### INPUT ROWS
** Start **

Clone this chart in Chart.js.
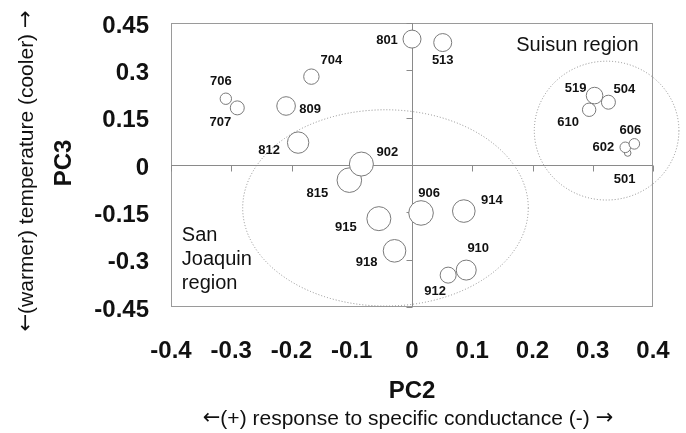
<!DOCTYPE html>
<html>
<head>
<meta charset="utf-8">
<script src="https://cdn.jsdelivr.net/npm/chart.js@4"></script>
<style>
  html, body { margin: 0; padding: 0; background: #fff; }
  #wrap { width: 686px; height: 433px; }
</style>
</head>
<body>
<div id="wrap"><canvas id="myChart" width="686" height="433"></canvas></div>
<script>
// sitios, en orden de dibujo (los de arriba tapan a los anteriores)
const siteIds = ["706", "707", "704", "809", "812", "801", "513", "815", "902", "915", "918",
    "906", "914", "912", "910", "610", "504", "519", "501", "602", "606"];
const pc2 = [-0.309, -0.29, -0.167, -0.209, -0.189, 0.0, 0.051, -0.104, -0.084, -0.055, -0.029,
    0.015, 0.086, 0.06, 0.09, 0.294, 0.326, 0.303, 0.358, 0.354, 0.369];
const pc3 = [0.21, 0.181, 0.28, 0.187, 0.071, 0.399, 0.388, -0.048, 0.003, -0.17, -0.272,
    -0.152, -0.146, -0.349, -0.333, 0.175, 0.199, 0.22, 0.038, 0.056, 0.067];
const bubbleR = [5.7, 7, 7.7, 9.3, 10.7, 9, 9, 12.3, 12, 12, 11.3,
    12.3, 11.3, 8, 10, 6.7, 7, 8.3, 3.3, 5.3, 5.3];

const xTicks = [-0.4, -0.3, -0.2, -0.1, 0, 0.1, 0.2, 0.3, 0.4];
const yTicks = [-0.45, -0.3, -0.15, 0, 0.15, 0.3, 0.45];

// regiones (elipses punteadas), en unidades de los ejes
const regionCx = [-0.044, 0.323];
const regionCy = [-0.136, 0.109];
const regionRx = [0.237, 0.12];
const regionRy = [0.311, 0.22];

// desplazamiento de cada etiqueta respecto a su burbuja (px)
const labelDx = [-5, -17, 20, 24, -29, -25, 0, -32, 26, -33, -28, 8, 28, -13, 12, -21, 16, -19, -3, -22, -4];
const labelDy = [-17, 15, -16, 3, 8, 1, 18, 13, -12, 9, 12, -20, -11, 16, -22, 13, -13, -7, 26, 0, -13];

const fuente = "'Liberation Sans', Arial, sans-serif";
const fuenteFlecha = "'DejaVu Sans', sans-serif";
const negro = "#111";

function bubbleData() {
    return siteIds.map((id, i) => {
        return { x: pc2[i], y: pc3[i], r: bubbleR[i] };
    });
}

// escribe varios trozos con fuentes distintas, centrados en (0,0)
function textoPartes(ctx, partes) {
    let total = 0;
    partes.forEach((p) => {
        ctx.font = p[1];
        total += ctx.measureText(p[0]).width;
    });
    let xx = -total / 2;
    ctx.textAlign = "left";
    partes.forEach((p) => {
        ctx.font = p[1];
        ctx.fillText(p[0], xx, 0);
        xx += ctx.measureText(p[0]).width;
    });
}

const marcoPlugin = {
    id: "marco",
    beforeDatasetsDraw(chart) {
        const { ctx, chartArea: a, scales: { x, y } } = chart;
        ctx.save();
        ctx.strokeStyle = "#9a9a9a";
        ctx.lineWidth = 1;
        ctx.strokeRect(a.left + 0.5, a.top + 0.5, a.right - a.left - 1, a.bottom - a.top - 1);
        const x0 = Math.round(x.getPixelForValue(0)) + 0.5;
        const y0 = Math.round(y.getPixelForValue(0)) + 0.5;
        ctx.strokeStyle = "#8a8a8a";
        ctx.beginPath();
        ctx.moveTo(a.left, y0);
        ctx.lineTo(a.right, y0);
        ctx.moveTo(x0, a.top);
        ctx.lineTo(x0, a.bottom);
        xTicks.forEach((v) => {
            const px = Math.round(x.getPixelForValue(v)) + 0.5;
            ctx.moveTo(px, y0);
            ctx.lineTo(px, y0 + 6);
        });
        yTicks.forEach((v) => {
            const py = Math.round(y.getPixelForValue(v)) + 0.5;
            ctx.moveTo(x0, py);
            ctx.lineTo(x0 - 6, py);
        });
        ctx.stroke();
        // elipses de region
        ctx.strokeStyle = "#8c8c8c";
        ctx.setLineDash([1, 2]);
        for (let i = 0; i < regionCx.length; i++) {
            const cx = x.getPixelForValue(regionCx[i]);
            const cy = y.getPixelForValue(regionCy[i]);
            const rx = Math.abs(x.getPixelForValue(regionCx[i] + regionRx[i]) - cx);
            const ry = Math.abs(y.getPixelForValue(regionCy[i] + regionRy[i]) - cy);
            ctx.beginPath();
            ctx.ellipse(cx, cy, rx, ry, 0, 0, Math.PI * 2);
            ctx.stroke();
        }
        ctx.restore();
    },
    afterDatasetsDraw(chart) {
        const { ctx, scales: { x, y } } = chart;
        const meta = chart.getDatasetMeta(0);
        ctx.save();
        ctx.fillStyle = negro;
        ctx.textAlign = "center";
        ctx.textBaseline = "middle";
        ctx.font = "bold 13px " + fuente;
        meta.data.forEach((p, i) => {
            ctx.fillText(siteIds[i], p.x + labelDx[i], p.y + labelDy[i]);
        });
        // nombres de las regiones
        ctx.font = "20px " + fuente;
        ctx.textAlign = "left";
        ctx.textBaseline = "alphabetic";
        ctx.fillText("Suisun region", x.getPixelForValue(0.173), y.getPixelForValue(0.362));
        const sj = ["San", "Joaquin", "region"];
        const sx = x.getPixelForValue(-0.382);
        const sy = y.getPixelForValue(-0.24);
        sj.forEach((t, k) => {
            ctx.fillText(t, sx, sy + k * 24.3);
        });
        ctx.restore();
    },
    afterDraw(chart) {
        const { ctx } = chart;
        ctx.save();
        ctx.fillStyle = negro;
        ctx.textAlign = "center";
        ctx.textBaseline = "middle";
        ctx.font = "bold 24px " + fuente;
        ctx.fillText("PC2", 412, 391);
        ctx.translate(408, 419);
        textoPartes(ctx, [
            ["\u2190", "21px " + fuenteFlecha],
            ["(+) response to specific conductance (-) ", "21px " + fuente],
            ["\u2192", "21px " + fuenteFlecha]
        ]);
        ctx.restore();
        ctx.save();
        ctx.fillStyle = negro;
        ctx.textAlign = "center";
        ctx.textBaseline = "middle";
        ctx.translate(64, 163);
        ctx.rotate(-Math.PI / 2);
        ctx.font = "bold 24px " + fuente;
        ctx.fillText("PC3", 0, 0);
        ctx.restore();
        ctx.save();
        ctx.fillStyle = negro;
        ctx.textBaseline = "middle";
        ctx.translate(27, 171);
        ctx.rotate(-Math.PI / 2);
        textoPartes(ctx, [
            ["\u2190", "21px " + fuenteFlecha],
            ["(warmer) temperature (cooler) ", "21px " + fuente],
            ["\u2192", "21px " + fuenteFlecha]
        ]);
        ctx.restore();
    }
};

function tickFont() {
    return { family: fuente, size: 24, weight: "bold" };
}

function cargaGrafico() {
    const canvas = document.getElementById("myChart");
    const config = {
        type: "bubble",
        data: {
            datasets: [
                {
                    label: "sites",
                    data: bubbleData(),
                    backgroundColor: "#ffffff",
                    borderColor: "#7a7a7a",
                    borderWidth: 1,
                    hoverRadius: 0
                }
            ]
        },
        options: {
            responsive: false,
            animation: false,
            events: [],
            layout: { padding: { top: 23, right: 33, left: 0, bottom: 0 } },
            plugins: {
                legend: { display: false },
                tooltip: { enabled: false }
            },
            scales: {
                x: {
                    type: "linear",
                    min: -0.4,
                    max: 0.4,
                    grid: { display: false, drawTicks: false },
                    border: { display: false },
                    afterBuildTicks: (s) => { s.ticks = xTicks.map((v) => ({ value: v })); },
                    afterFit: (s) => {
                        s.height = 126;
                        s.paddingLeft = 0;
                        s.paddingRight = 0;
                    },
                    ticks: {
                        padding: 30,
                        color: negro,
                        font: tickFont(),
                        maxRotation: 0,
                        autoSkip: false,
                        callback: (v) => String(v)
                    }
                },
                y: {
                    type: "linear",
                    min: -0.45,
                    max: 0.45,
                    grid: { display: false, drawTicks: false },
                    border: { display: false },
                    afterBuildTicks: (s) => { s.ticks = yTicks.map((v) => ({ value: v })); },
                    afterFit: (s) => {
                        s.width = 171;
                        s.paddingTop = 0;
                        s.paddingBottom = 0;
                    },
                    ticks: {
                        padding: 22,
                        labelOffset: 3,
                        color: negro,
                        font: tickFont(),
                        autoSkip: false,
                        callback: (v) => String(v)
                    }
                }
            }
        },
        plugins: [marcoPlugin]
    };
    return new Chart(canvas, config);
}
cargaGrafico();
</script>
</body>
</html>
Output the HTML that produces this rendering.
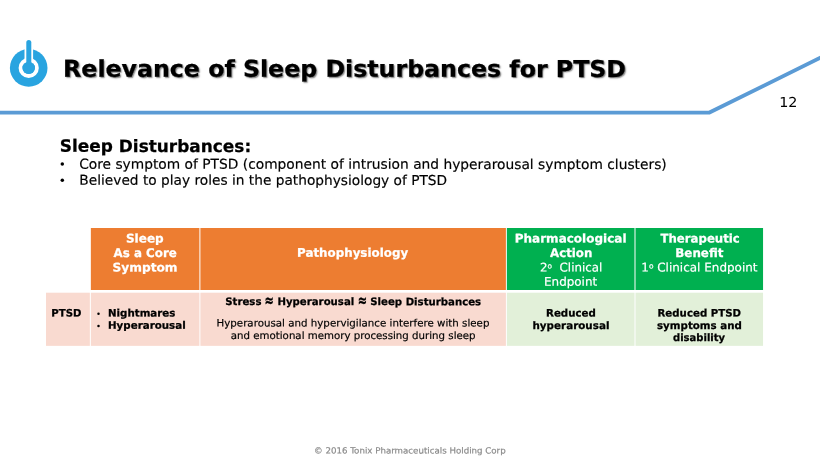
<!DOCTYPE html><html lang="en"><head><meta charset="utf-8"><title>Relevance of Sleep Disturbances for PTSD</title><style>
html,body{margin:0;padding:0;background:#fff;}
body{width:820px;height:461px;position:relative;overflow:hidden;font-family:"DejaVu Sans", "Liberation Sans", sans-serif;}
#s{position:absolute;left:0;top:0;width:820px;height:461px;will-change:transform;}
.t{position:absolute;white-space:nowrap;transform-origin:0 0;line-height:1;margin:0;padding:0;text-rendering:geometricPrecision;}
.o{font-size:62%;position:relative;top:-0.38em;}
.ap{display:inline-block;font-size:125%;line-height:1;transform:scale(0.88,1.3);transform-origin:50% 88%;margin:0 -0.07em;vertical-align:baseline;position:relative;top:0.19em;}
.r{position:absolute;}
svg{position:absolute;left:0;top:0;}
</style></head><body><div id="s">
<svg width="820" height="461" viewBox="0 0 820 461">
<rect x="90.85" y="228.0" width="108.55" height="62.0" fill="#ED7D31"/><rect x="200.4" y="228.0" width="305.5" height="62.0" fill="#ED7D31"/><rect x="506.85" y="228.0" width="127.65" height="62.0" fill="#00B050"/><rect x="635.5" y="228.0" width="127.55" height="62.0" fill="#00B050"/><rect x="46.0" y="292.7" width="43.85" height="53.15" fill="#F9DAD0"/><rect x="90.85" y="292.7" width="108.55" height="53.15" fill="#F9DAD0"/><rect x="200.4" y="292.7" width="305.5" height="53.15" fill="#F9DAD0"/><rect x="506.85" y="292.7" width="127.65" height="53.15" fill="#E2F0D9"/><rect x="635.5" y="292.7" width="127.55" height="53.15" fill="#E2F0D9"/>
<polyline points="-2,112.6 709.4,112.6 824,56.0" fill="none" stroke="#5B9BD5" stroke-width="3.85" stroke-linejoin="miter"/>
<g>
<circle cx="28.7" cy="67.9" r="18.8" fill="#29A4E0"/>
<circle cx="28.7" cy="67.9" r="8.15" fill="none" stroke="#fff" stroke-width="3.9"/>
<line x1="28.8" y1="43" x2="28.8" y2="64" stroke="#fff" stroke-width="8.6" stroke-linecap="butt"/>
<circle cx="28.7" cy="67.9" r="6.2" fill="#29A4E0"/>
<line x1="28.8" y1="42.4" x2="28.8" y2="64" stroke="#29A4E0" stroke-width="5" stroke-linecap="round"/>
</g>
<circle cx="62.3" cy="163.9" r="1.75" fill="#000"/><circle cx="62.3" cy="180.2" r="1.75" fill="#000"/><circle cx="98.5" cy="313.8" r="1.25" fill="#000"/><circle cx="98.5" cy="325.9" r="1.25" fill="#000"/>
</svg>

<div class="t" style="left:63px;top:57px;font-size:23.2px;font-weight:700;color:#000;transform:matrix(1.0210,0.0005,0,1,0.10,0.66);-webkit-text-stroke:0.25px #000;text-shadow:1.2px 1.2px 1.5px rgba(0,0,0,0.5);">Relevance of Sleep Disturbances for PTSD</div>
<div class="t" style="left:779px;top:96px;font-size:13.67px;font-weight:400;color:#000;transform:matrix(1.0518,0.0005,0,1,0.20,0.90);">12</div>
<div class="t" style="left:59px;top:138px;font-size:17.0px;font-weight:700;color:#000;transform:matrix(0.9960,0.0005,0,1,0.80,0.85);-webkit-text-stroke:0.25px #000;">Sleep Disturbances:</div>
<div class="t" style="left:79px;top:158px;font-size:13.67px;font-weight:400;color:#000;transform:matrix(1.0095,0.0005,0,1,0.15,0.70);-webkit-text-stroke:0.18px #000;">Core symptom of PTSD (component of intrusion and hyperarousal symptom clusters)</div>
<div class="t" style="left:79px;top:174px;font-size:13.67px;font-weight:400;color:#000;transform:matrix(1.0048,0.0005,0,1,0.35,0.76);-webkit-text-stroke:0.18px #000;">Believed to play roles in the pathophysiology of PTSD</div>
<div class="t" style="left:125px;top:233px;font-size:11.96px;font-weight:700;color:#fff;transform:matrix(1.0069,0.0005,0,1,0.95,0.59);-webkit-text-stroke:0.25px #fff;">Sleep</div>
<div class="t" style="left:113px;top:247px;font-size:11.96px;font-weight:700;color:#fff;transform:matrix(0.9921,0.0005,0,1,0.60,0.98);-webkit-text-stroke:0.25px #fff;">As a Core</div>
<div class="t" style="left:112px;top:262px;font-size:11.96px;font-weight:700;color:#fff;transform:matrix(1.0201,0.0005,0,1,0.50,0.48);-webkit-text-stroke:0.25px #fff;">Symptom</div>
<div class="t" style="left:297px;top:247px;font-size:11.96px;font-weight:700;color:#fff;transform:matrix(0.9932,0.0005,0,1,0.00,0.77);-webkit-text-stroke:0.25px #fff;">Pathophysiology</div>
<div class="t" style="left:514px;top:233px;font-size:11.96px;font-weight:700;color:#fff;transform:matrix(1.0046,0.0005,0,1,0.75,0.57);-webkit-text-stroke:0.25px #fff;">Pharmacological</div>
<div class="t" style="left:550px;top:247px;font-size:11.96px;font-weight:700;color:#fff;transform:matrix(0.9881,0.0005,0,1,0.00,0.99);-webkit-text-stroke:0.25px #fff;">Action</div>
<div class="t" style="left:540px;top:262px;font-size:11.96px;font-weight:400;color:#fff;transform:matrix(0.9918,0.0005,0,1,0.00,0.49);-webkit-text-stroke:0.18px #fff;">2<span class="o">o</span>&nbsp; Clinical</div>
<div class="t" style="left:544px;top:276px;font-size:11.96px;font-weight:400;color:#fff;transform:matrix(1.0000,0.0005,0,1,0.00,0.79);-webkit-text-stroke:0.18px #fff;">Endpoint</div>
<div class="t" style="left:660px;top:233px;font-size:11.96px;font-weight:700;color:#fff;transform:matrix(0.9812,0.0005,0,1,0.50,0.58);-webkit-text-stroke:0.25px #fff;">Therapeutic</div>
<div class="t" style="left:675px;top:247px;font-size:11.96px;font-weight:700;color:#fff;transform:matrix(0.9947,0.0005,0,1,0.25,0.99);-webkit-text-stroke:0.25px #fff;">Benefit</div>
<div class="t" style="left:641px;top:262px;font-size:11.96px;font-weight:400;color:#fff;transform:matrix(1.0022,0.0005,0,1,0.25,0.47);-webkit-text-stroke:0.18px #fff;">1<span class="o">o</span> Clinical Endpoint</div>
<div class="t" style="left:51px;top:308px;font-size:10.25px;font-weight:700;color:#000;transform:matrix(0.9915,0.0005,0,1,0.25,0.59);-webkit-text-stroke:0.25px #000;">PTSD</div>
<div class="t" style="left:108px;top:308px;font-size:10.25px;font-weight:700;color:#000;transform:matrix(1.0000,0.0005,0,1,0.00,0.58);-webkit-text-stroke:0.25px #000;">Nightmares</div>
<div class="t" style="left:108px;top:320px;font-size:10.25px;font-weight:700;color:#000;transform:matrix(1.0033,0.0005,0,1,0.00,0.78);-webkit-text-stroke:0.25px #000;">Hyperarousal</div>
<div class="t" style="left:225px;top:296px;font-size:10.25px;font-weight:700;color:#000;transform:matrix(0.9922,0.0005,0,1,0.25,0.04);-webkit-text-stroke:0.25px #000;">Stress <span class="ap">≈</span> Hyperarousal <span class="ap">≈</span> Sleep Disturbances</div>
<div class="t" style="left:216px;top:318px;font-size:10.25px;font-weight:400;color:#000;transform:matrix(1.0018,0.0005,0,1,0.50,0.48);-webkit-text-stroke:0.18px #000;">Hyperarousal and hypervigilance interfere with sleep</div>
<div class="t" style="left:230px;top:330px;font-size:10.25px;font-weight:400;color:#000;transform:matrix(0.9980,0.0005,0,1,0.75,0.99);-webkit-text-stroke:0.18px #000;">and emotional memory processing during sleep</div>
<div class="t" style="left:546px;top:308px;font-size:10.25px;font-weight:700;color:#000;transform:matrix(1.0000,0.0005,0,1,0.00,0.59);-webkit-text-stroke:0.25px #000;">Reduced</div>
<div class="t" style="left:532px;top:320px;font-size:10.25px;font-weight:700;color:#000;transform:matrix(1.0100,0.0005,0,1,0.50,0.98);-webkit-text-stroke:0.25px #000;">hyperarousal</div>
<div class="t" style="left:657px;top:308px;font-size:10.25px;font-weight:700;color:#000;transform:matrix(0.9970,0.0005,0,1,0.50,0.58);-webkit-text-stroke:0.25px #000;">Reduced PTSD</div>
<div class="t" style="left:657px;top:320px;font-size:10.25px;font-weight:700;color:#000;transform:matrix(1.0030,0.0005,0,1,0.00,0.98);-webkit-text-stroke:0.25px #000;">symptoms and</div>
<div class="t" style="left:673px;top:332px;font-size:10.25px;font-weight:700;color:#000;transform:matrix(0.9764,0.0005,0,1,0.00,0.99);-webkit-text-stroke:0.25px #000;">disability</div>
<div class="t" style="left:314px;top:447px;font-size:8.54px;font-weight:400;color:#898989;transform:matrix(1.0147,0.0005,0,1,0.10,0.45);-webkit-text-stroke:0.18px #898989;">© 2016 Tonix Pharmaceuticals Holding Corp</div>
</div></body></html>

** End **

### WHAT TO DO
Locate the lines above that hold the word "rendering". Show every one of them.

### ANSWER TO THE TASK
Output the HTML that produces this rendering.
.t{position:absolute;white-space:nowrap;transform-origin:0 0;line-height:1;margin:0;padding:0;text-rendering:geometricPrecision;}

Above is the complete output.